The book determines the limits of humans as rational, self-interested agents who make decisions to maximize their own interests, who remain the key figure of mainstream economy. In order to move beyond these limits and prevent self-destruction of human civilization, the author proposes a new methodology for the organization of socioeconomic knowledge-noonomy, which uses technological progress to introduce a rational core into the management of the chaotically developing economy, something which, the author posits, we have failed to accomplish so far due to cultural regression and moral decay.
Systematically substantiating his theory by drawing on a wide range of sources and extensive empirical data, Dr. Bodrunov incorporates various components of rational socio-philosophical, political, and economic analysis with institutional theory and sociocultural analysis and focuses on the geopolitical economy approach to the issue under consideration.
The volume begins with a discussion of the basic principles of the research method used in the book along with the an explanation of how the key role of material production constitutes an essential principle that underlies the approach to explaining social development processes. The author emphasizes an essential and ever-increasing role of knowledge in the development of production technologies that occurs through a change in technological modes and is accompanied by changes in the structure of manufactured products and evolution in the level of saturation and structure of human wants.
The volume then assesses the first steps towards transitioning to a new stage of industrial production, a new type of knowledge-intensive material production that manufactures knowledge-intensive products. The volume considers the risks associated with the unchecked development of new technologies, which, while expanding opportunities for the satisfaction of human wants, also increases environmental stress and requires the need for finding occupations for people who used to be employed in dying professions.
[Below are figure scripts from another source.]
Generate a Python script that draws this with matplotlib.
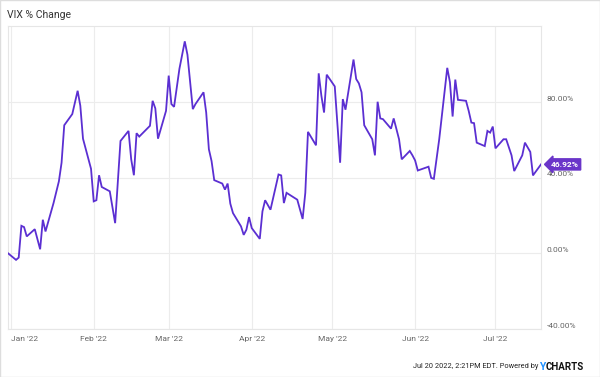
import matplotlib
matplotlib.use("Agg")
import matplotlib.pyplot as plt
import matplotlib.transforms as mtransforms
import numpy as np
import pandas as pd

dates = [
    "2021-12-31", "2022-01-03", "2022-01-04", "2022-01-05", "2022-01-06", "2022-01-07",
    "2022-01-10", "2022-01-12", "2022-01-13", "2022-01-14", "2022-01-17", "2022-01-19",
    "2022-01-20", "2022-01-21", "2022-01-24", "2022-01-26", "2022-01-27", "2022-01-28",
    "2022-01-31", "2022-02-01", "2022-02-02", "2022-02-03", "2022-02-04", "2022-02-07",
    "2022-02-09", "2022-02-11", "2022-02-14", "2022-02-15", "2022-02-16", "2022-02-17",
    "2022-02-18", "2022-02-22", "2022-02-23", "2022-02-24", "2022-02-25", "2022-02-28",
    "2022-03-01", "2022-03-02", "2022-03-03", "2022-03-05", "2022-03-07", "2022-03-08",
    "2022-03-10", "2022-03-11", "2022-03-14", "2022-03-15", "2022-03-16", "2022-03-17",
    "2022-03-18", "2022-03-21", "2022-03-22", "2022-03-23", "2022-03-24", "2022-03-25",
    "2022-03-28", "2022-03-29", "2022-03-30", "2022-03-31", "2022-04-01", "2022-04-04",
    "2022-04-05", "2022-04-06", "2022-04-08", "2022-04-11", "2022-04-12", "2022-04-13",
    "2022-04-14", "2022-04-18", "2022-04-20", "2022-04-21", "2022-04-22", "2022-04-25",
    "2022-04-26", "2022-04-27", "2022-04-28", "2022-04-29", "2022-05-02", "2022-05-04",
    "2022-05-05", "2022-05-06", "2022-05-09", "2022-05-10", "2022-05-11", "2022-05-12",
    "2022-05-13", "2022-05-16", "2022-05-17", "2022-05-18", "2022-05-19", "2022-05-20",
    "2022-05-23", "2022-05-24", "2022-05-26", "2022-05-27", "2022-05-30", "2022-05-31",
    "2022-06-01", "2022-06-02", "2022-06-06", "2022-06-07", "2022-06-08", "2022-06-10",
    "2022-06-13", "2022-06-14", "2022-06-15", "2022-06-16", "2022-06-17", "2022-06-20",
    "2022-06-21", "2022-06-22", "2022-06-23", "2022-06-24", "2022-06-27", "2022-06-28",
    "2022-06-29", "2022-06-30", "2022-07-01", "2022-07-04", "2022-07-05", "2022-07-07",
    "2022-07-08", "2022-07-11", "2022-07-12", "2022-07-14", "2022-07-15", "2022-07-18",
]
vix_change = [
    0.0, -3.5, -2.3, 14.5, 13.8, 8.9,
    12.7, 2.1, 17.7, 11.5, 26.5, 38.0,
    47.8, 67.6, 73.5, 85.8, 77.9, 60.5,
    44.6, 27.4, 28.0, 41.2, 35.0, 32.7,
    15.9, 59.3, 64.6, 49.6, 41.2, 63.4,
    61.6, 67.3, 80.5, 76.5, 60.5, 75.2,
    93.8, 78.8, 77.3, 97.4, 111.9, 104.8,
    76.1, 78.8, 85.0, 74.3, 54.9, 48.7,
    38.6, 36.8, 33.6, 36.8, 26.2, 21.2,
    14.2, 9.7, 12.4, 19.1, 13.3, 7.6,
    22.1, 28.0, 23.0, 41.6, 41.1, 26.5,
    31.9, 28.3, 18.1, 31.9, 64.1, 57.0,
    95.0, 83.2, 74.3, 94.3, 88.1, 47.8,
    81.4, 75.8, 102.3, 92.0, 89.7, 85.0,
    67.6, 60.2, 51.7, 80.0, 71.2, 70.8,
    65.8, 71.2, 60.2, 49.6, 54.0, 51.7,
    49.0, 43.7, 45.7, 39.8, 39.3, 60.2,
    97.9, 90.3, 72.2, 91.7, 81.0, 80.5,
    75.2, 69.0, 68.7, 58.4, 56.6, 64.6,
    63.7, 66.9, 55.4, 60.2, 60.2, 51.7,
    43.4, 51.7, 58.4, 53.5, 41.1, 46.92,
]
y_ticks = [-40, 0, 40, 80]
month_ticks = ["2022-01-01", "2022-02-01", "2022-03-01", "2022-04-01",
               "2022-05-01", "2022-06-01", "2022-07-01"]
month_labels = ["Jan '22", "Feb '22", "Mar '22", "Apr '22", "May '22", "Jun '22", "Jul '22"]
title = "VIX % Change"
footer = "Jul 20 2022, 2:21PM EDT. Powered by"

plt.rcParams['font.family'] = ['Roboto', 'DejaVu Sans']

x = pd.to_datetime(dates)
line_color = "#5b2fd2"
grid_color = "#ececec"
text_color = "#666666"

fig = plt.figure(figsize=(6.0, 3.77), dpi=100)
ax = fig.add_axes([8/600, 1 - 329/377, 533/600, 303/377])

ax.plot(x, vix_change, color=line_color, lw=1.3, solid_joinstyle='miter', zorder=3)
ax.set_xlim(x[0], x[-1])
ax.set_ylim(-40, 120)

ax.set_yticks(y_ticks)
ax.set_yticklabels([f"{v:.2f}%" for v in y_ticks])
ax.yaxis.tick_right()
mt = pd.to_datetime(month_ticks)
ax.set_xticks(mt)
ax.set_xticklabels(month_labels)
ax.tick_params(axis='both', length=0, labelsize=6, colors=text_color)
ax.tick_params(axis='y', pad=4)
ax.tick_params(axis='x', pad=5)
up = mtransforms.ScaledTranslation(0, 3/100, fig.dpi_scale_trans)
for lab in ax.get_yticklabels():
    lab.set_verticalalignment('center')
    lab.set_transform(lab.get_transform() + up)
ax.get_xticklabels()[0].set_horizontalalignment('left')

ax.grid(True, color=grid_color, lw=0.8, zorder=0)
for s in ax.spines.values():
    s.set_color("#e6e6e6")
    s.set_linewidth(0.8)

# end value label
ax.annotate(f"{vix_change[-1]:.2f}%", xy=(x[-1], vix_change[-1]), xycoords='data',
            xytext=(7, 0), textcoords='offset points', ha='left', va='center',
            fontsize=6, fontweight='bold', color='white',
            bbox=dict(boxstyle='larrow,pad=0.25', fc="#6a35c9", ec="#6a35c9"),
            annotation_clip=False, zorder=5)

fig.text(7/600, 1 - 15/377, title, fontsize=7.5, color="#333333", ha='left', va='center')
fig.text(538/600, 1 - 367/377, footer, fontsize=5.3, color="#222222", ha='right', va='center')
fig.text(539/600, 1 - 367/377, "Y", fontsize=7.5, color="#1e90ff", ha='left', va='center',
         fontweight='bold')
fig.text(546/600, 1 - 367/377, "CHARTS", fontsize=7, color="#111111", ha='left', va='center',
         fontweight='bold')

fig.patches.append(plt.Rectangle((0, 0), 1, 1, transform=fig.transFigure, fill=False,
                                 ec="#dddddd", lw=1.0))

fig.savefig("out.png", dpi=100)
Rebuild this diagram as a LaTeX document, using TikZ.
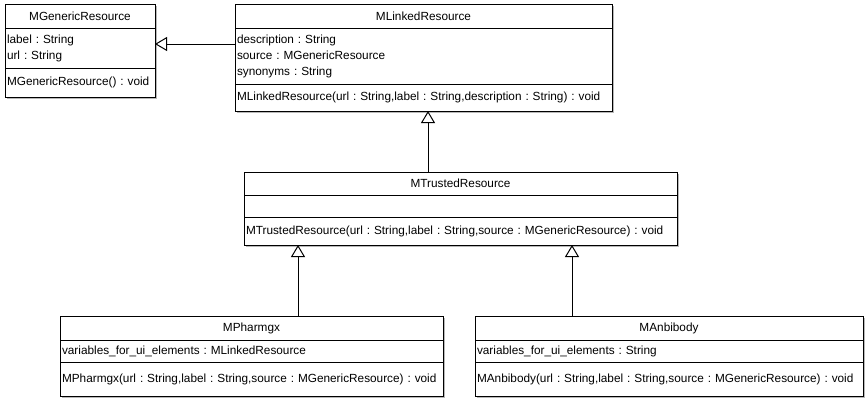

The volume examines how humans' withdrawal from immediate production and the disappearance of economic relations serves as a non-economic way of regulating production activities of an autonomous technosphere by steering its development in accordance with personal development needs.
Introducing the English-speaking audience to a wide array of Russian twentieth-century authors that are little known abroad and whose studies on technological, economic and sociocultural transformations hold truly global significance, this eye-opening book will be of interest to those teaching and interested in the social philosophy of development of the human civilization and strategy of social and economic development.